WORK INSTRUCTIONS:
The required output is the block of lines from the line with "Generate a standalone" to the line with "plt.rcParams['font.family'] = ['Liberation", endpoints included and pictures omitted.

-------- MATERIAL PROVIDED

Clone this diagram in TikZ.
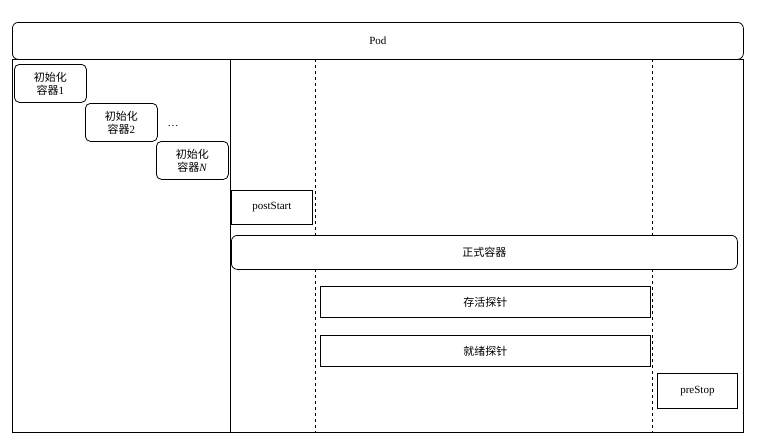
\documentclass[tikz,border=0pt]{standalone}
\usepackage{fontspec}
\setmainfont{Liberation Serif}
\newfontfamily\cjk{Noto Sans CJK SC}
\usetikzlibrary{positioning}

\begin{document}
\begin{tikzpicture}[x=1pt,y=-1pt,thick,
	box/.style={draw,font=\fontsize{11}{13}\selectfont,inner sep=0pt},
	init node/.style={box,rounded corners=5pt,minimum width=72pt,minimum height=38pt,align=center},
	stage node/.style={box,minimum height=31pt}]
	\useasboundingbox (0,0) rectangle (768,442);
	\draw (12,59) rectangle (743,432);
	\node[box,rounded corners=6pt,fill=white,minimum width=731pt,minimum height=37pt,anchor=north west] (pod) at (12,22) {Pod};
	
	\coordinate (split) at (230,59);
	\draw (split) -- (230,432);
	\draw[dashed] (315,59) -- (315,432);
	\draw[dashed] (652,59) -- (652,432);
	
	\node[init node,anchor=north west] (init1) at (14,64) {\cjk 初始化\\{\cjk 容器}1};
	\node[init node,anchor=north west] (init2) at (85,103) {\cjk 初始化\\{\cjk 容器}2};
	\node[init node,anchor=north west] (initN) at (156,141) {\cjk 初始化\\{\cjk 容器}\textit{N}};
	\node[font=\fontsize{11}{13}\selectfont] (dots) at (173,126) {\dots};
	
	\node[box,fill=white,minimum width=81pt,minimum height=34pt,anchor=north west] (post) at (231,190) {postStart};
	\node[box,rounded corners=6pt,fill=white,minimum width=506pt,minimum height=34pt,anchor=north west] (main) at (231,235) {\cjk 正式容器};
	\node[stage node,fill=white,minimum width=330pt,anchor=north west] (live) at (320,286) {\cjk 存活探针};
	\node[stage node,fill=white,minimum width=330pt,anchor=north west] (ready) at (320,335) {\cjk 就绪探针};
	\node[box,fill=white,minimum width=80pt,minimum height=35pt,anchor=north west] (pre) at (657,373) {preStop};
\end{tikzpicture}
\end{document}
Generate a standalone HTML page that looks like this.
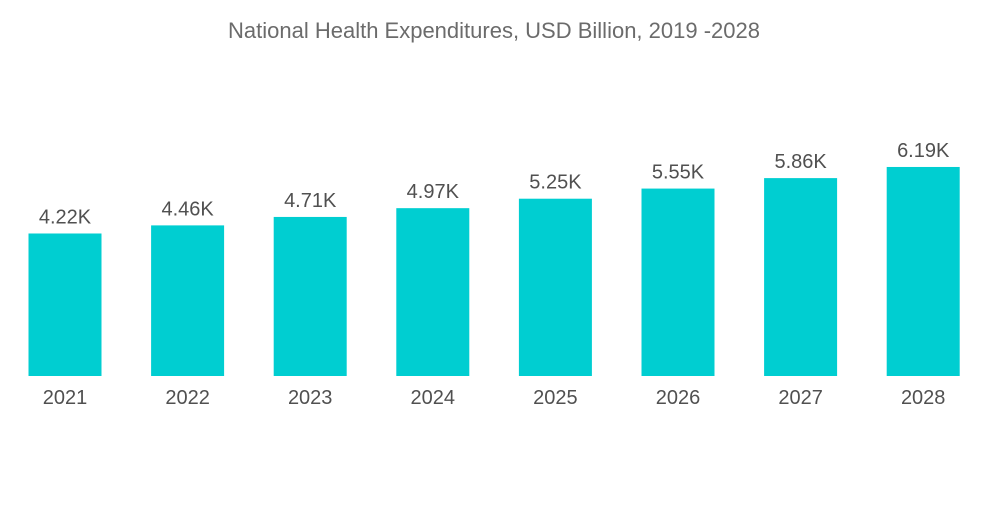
<!DOCTYPE html>
<html><head><meta charset="utf-8"><style>
body{margin:0;background:#fff;width:1000px;height:504px;overflow:hidden;font-family:"Liberation Sans",sans-serif}
</style></head><body>
<svg id="chart" width="1000" height="504" xmlns="http://www.w3.org/2000/svg">
<text x="494" y="38" text-anchor="middle" font-size="22" fill="#6b6b6b" font-family="Liberation Sans, sans-serif">National Health Expenditures, USD Billion, 2019 -2028</text>
<g id="bars"></g>
</svg>
<script>
const categories = ["2021","2022","2023","2024","2025","2026","2027","2028"];
const values = [4.22,4.46,4.71,4.97,5.25,5.55,5.86,6.19];
const labels = ["4.22K","4.46K","4.71K","4.97K","5.25K","5.55K","5.86K","6.19K"];
const baseY = 376, pxPerUnit = 33.77, x0 = 65, step = 122.6, bw = 73;
const xs = i => x0 + i*step;
const ys = v => baseY - v*pxPerUnit;
const g = document.getElementById('bars');
const NS = "http://www.w3.org/2000/svg";
categories.forEach((c,i)=>{
  const r = document.createElementNS(NS,'rect');
  
  
  r.setAttribute('x', xs(i)-bw/2);
  r.setAttribute('y', ys(values[i]));
  r.setAttribute('width', bw);
  r.setAttribute('height', baseY - ys(values[i]));
  r.setAttribute('fill', '#00CED1');
  g.appendChild(r);
  const t = document.createElementNS(NS,'text');
  
  
  t.setAttribute('x', xs(i));
  t.setAttribute('y', ys(values[i]) - 10);
  t.setAttribute('text-anchor','middle');
  t.setAttribute('font-size','20');
  t.setAttribute('fill','#505050');
  t.textContent = labels[i];
  g.appendChild(t);
  const a = document.createElementNS(NS,'text');
  
  
  a.setAttribute('x', xs(i));
  a.setAttribute('y', 404);
  a.setAttribute('text-anchor','middle');
  a.setAttribute('font-size','20');
  a.setAttribute('fill','#505050');
  a.textContent = c;
  g.appendChild(a);
});
</script>
</body></html>
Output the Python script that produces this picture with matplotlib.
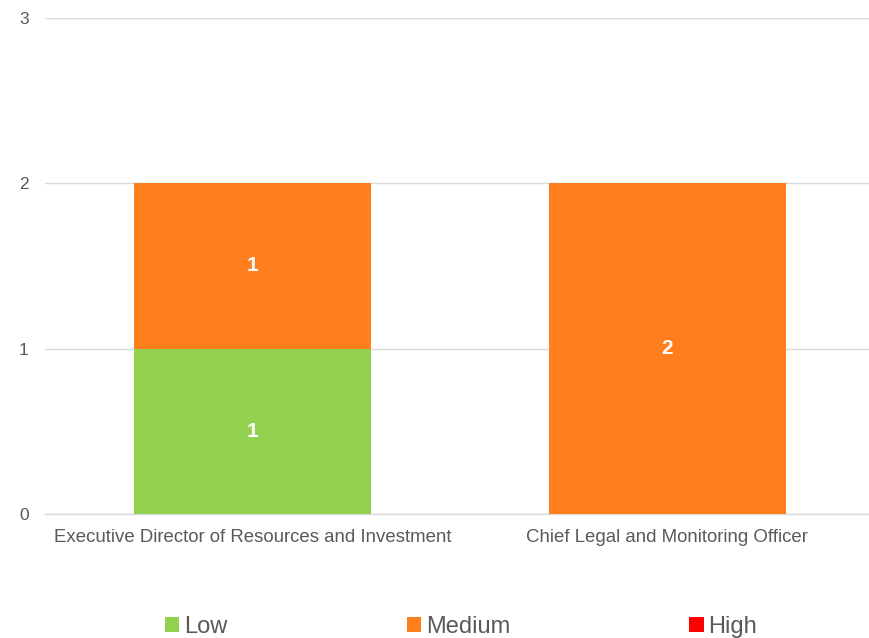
import matplotlib
matplotlib.use("Agg")
import matplotlib.pyplot as plt
from matplotlib.patches import Patch
import numpy as np

plt.rcParams['font.family'] = ['Liberation Sans', 'DejaVu Sans']

categories = ["Executive Director of Resources and Investment",
              "Chief Legal and Monitoring Officer"]
series_names = ["Low", "Medium", "High"]
low = [1, 0]
medium = [1, 2]
high = [0, 0]
y_ticks = [0, 1, 2, 3]

colors = {"Low": "#92D050", "Medium": "#FF7F1F", "High": "#FF0000"}
text_color = "#595959"
grid_color = "#D9D9D9"

fig = plt.figure(figsize=(8.7, 6.38), dpi=100)
ax = fig.add_axes([0.0522, 0.1944, 0.953, 0.7774])

x = np.arange(len(categories))
width = 0.572
bottom = np.zeros(len(categories))
for name, vals in zip(series_names, [low, medium, high]):
    vals = np.array(vals, dtype=float)
    ax.bar(x, vals, width, bottom=bottom, color=colors[name], label=name, zorder=3)
    for xi, v, b in zip(x, vals, bottom):
        if v > 0:
            ax.text(xi, b + v / 2, f"{int(v)}", ha="center", va="center",
                    color="white", fontsize=15, fontweight="bold", zorder=4)
    bottom += vals

ax.set_xlim(-0.5, len(categories) - 0.5)
ax.set_ylim(0, 3)
ax.set_yticks(y_ticks)
ax.set_yticklabels([str(t) for t in y_ticks])
ax.set_xticks(x)
ax.set_xticklabels(categories)
ax.tick_params(axis="both", length=0, colors=text_color)
ax.tick_params(axis="y", pad=12, labelsize=12.5)
ax.tick_params(axis="x", pad=11, labelsize=13.4)
ax.grid(axis="y", color=grid_color, linewidth=1, zorder=0)
for side in ["top", "right", "left"]:
    ax.spines[side].set_visible(False)
ax.spines["bottom"].set_color(grid_color)
ax.spines["bottom"].set_linewidth(1)

handles = [Patch(facecolor=colors[n], edgecolor="none", label=n) for n in series_names]
leg = fig.legend(handles=handles, loc="center", bbox_to_anchor=(0.53, 0.018),
                 ncol=3, frameon=False, fontsize=17, handlelength=0.6,
                 handleheight=0.6, handletextpad=0.2, columnspacing=7.6)
for t in leg.get_texts():
    t.set_color(text_color)

fig.savefig("out.png", dpi=100)
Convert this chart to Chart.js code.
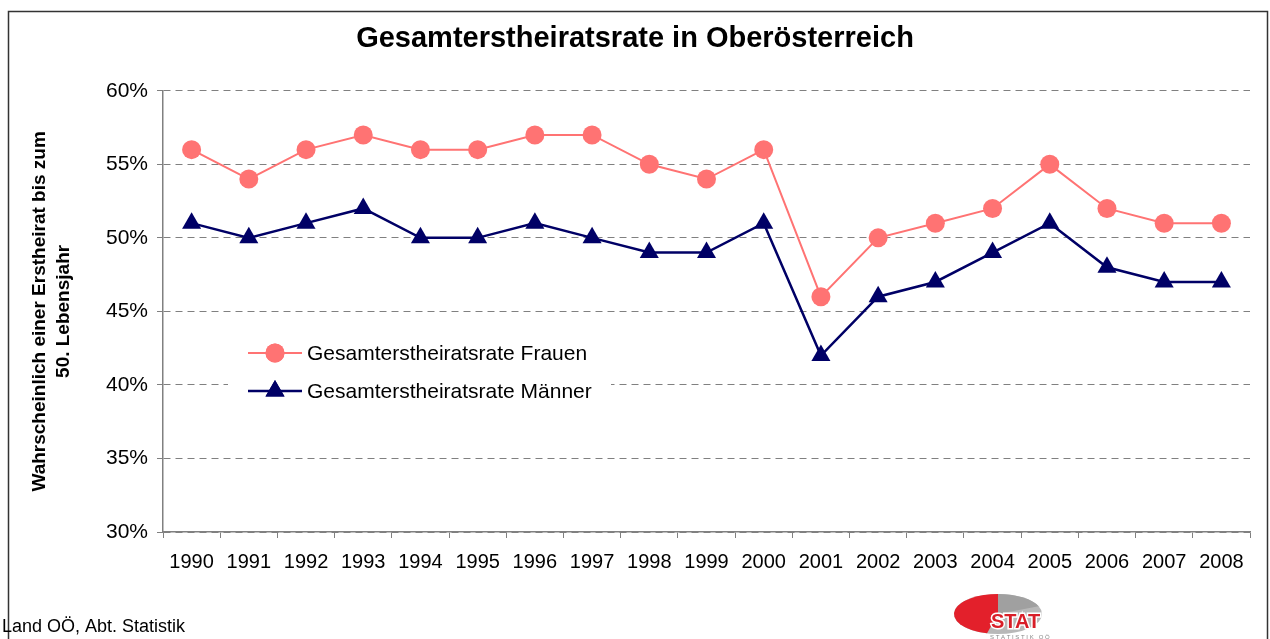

----------------

TASK ANSWER:
Generate a standalone HTML page that looks like this.
<!DOCTYPE html>
<html><head><meta charset="utf-8"><style>
body{margin:0;background:#fff;width:1000px;height:504px;overflow:hidden;font-family:"Liberation Sans",sans-serif}
</style></head><body>
<svg id="chart" width="1000" height="504" xmlns="http://www.w3.org/2000/svg">
<text x="494" y="38" text-anchor="middle" font-size="22" fill="#6b6b6b" font-family="Liberation Sans, sans-serif">National Health Expenditures, USD Billion, 2019 -2028</text>
<g id="bars"></g>
</svg>
<script>
const categories = ["2021","2022","2023","2024","2025","2026","2027","2028"];
const values = [4.22,4.46,4.71,4.97,5.25,5.55,5.86,6.19];
const labels = ["4.22K","4.46K","4.71K","4.97K","5.25K","5.55K","5.86K","6.19K"];
const baseY = 376, pxPerUnit = 33.77, x0 = 65, step = 122.6, bw = 73;
const xs = i => x0 + i*step;
const ys = v => baseY - v*pxPerUnit;
const g = document.getElementById('bars');
const NS = "http://www.w3.org/2000/svg";
categories.forEach((c,i)=>{
  const r = document.createElementNS(NS,'rect');
  
  
  r.setAttribute('x', xs(i)-bw/2);
  r.setAttribute('y', ys(values[i]));
  r.setAttribute('width', bw);
  r.setAttribute('height', baseY - ys(values[i]));
  r.setAttribute('fill', '#00CED1');
  g.appendChild(r);
  const t = document.createElementNS(NS,'text');
  
  
  t.setAttribute('x', xs(i));
  t.setAttribute('y', ys(values[i]) - 10);
  t.setAttribute('text-anchor','middle');
  t.setAttribute('font-size','20');
  t.setAttribute('fill','#505050');
  t.textContent = labels[i];
  g.appendChild(t);
  const a = document.createElementNS(NS,'text');
  
  
  a.setAttribute('x', xs(i));
  a.setAttribute('y', 404);
  a.setAttribute('text-anchor','middle');
  a.setAttribute('font-size','20');
  a.setAttribute('fill','#505050');
  a.textContent = c;
  g.appendChild(a);
});
</script>
</body></html>
Output the Python script that produces this picture with matplotlib.
import matplotlib
matplotlib.use("Agg")
import matplotlib.pyplot as plt
from matplotlib.patches import Patch
import numpy as np

plt.rcParams['font.family'] = ['Liberation Sans', 'DejaVu Sans']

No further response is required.